Dwig's comments in Post #4 pretty well summarize my feelings, and ChristiePhoto's comment in post #8 are also spot-on. There is no one,single "best" focal length but there are some very "bad" focal lengths, like a focal length one-third of the normal for your camera--going very short will exaggerate body parts,and cause extreme foreshortening effects.

The different formats rally do significantly change the way you can shoot, especially with prime lenses. I have a collection of prime lenses,and I prefer the way they work on FF mainly because I an get the framing I want at the working distances I like with the 85,105,and 135mm lenses,as ell as the 200mm focal length. On 1.5x cameras, ALL of those lenses are too long for me to shoot indoors.

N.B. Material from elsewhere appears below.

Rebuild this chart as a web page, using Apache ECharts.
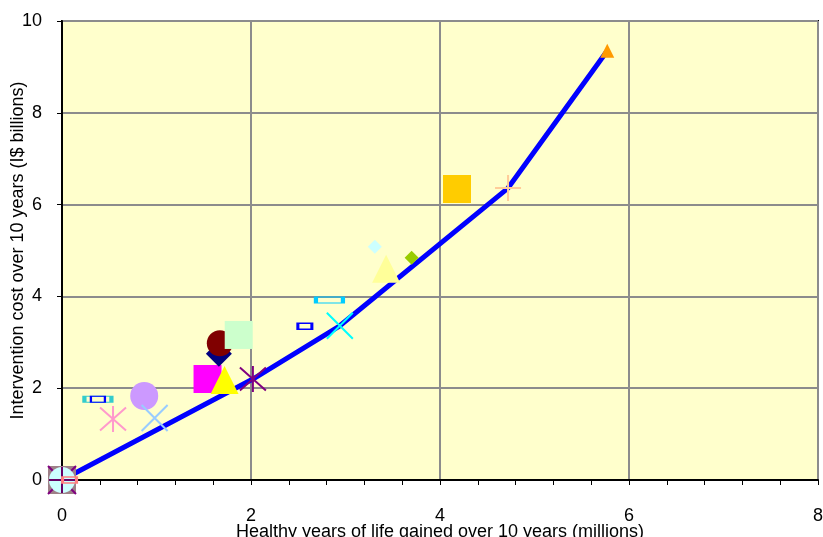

My entire indoor shooting area is only 24 feet long,so to me, a FF camera is really helpful.

Outdoors, a good 70-200mm lens is nice--very versatile, good range, good optics, great for verticals, allows a lot of variations in composition and working distances, with no lens changes.


----------



## greentrav07 (Oct 23, 2009)

You rock!  Thanks!!  Precisely answered my question.


----------



## onesix (Oct 24, 2009)

I have used my 85mm prime with great results.  However, you do end up setting up quite aways from your subject.  I love the lense though!


----------



## SlimPaul (Oct 24, 2009)

On a cropped sensor, 24-70mm suits me best for portraits.


----------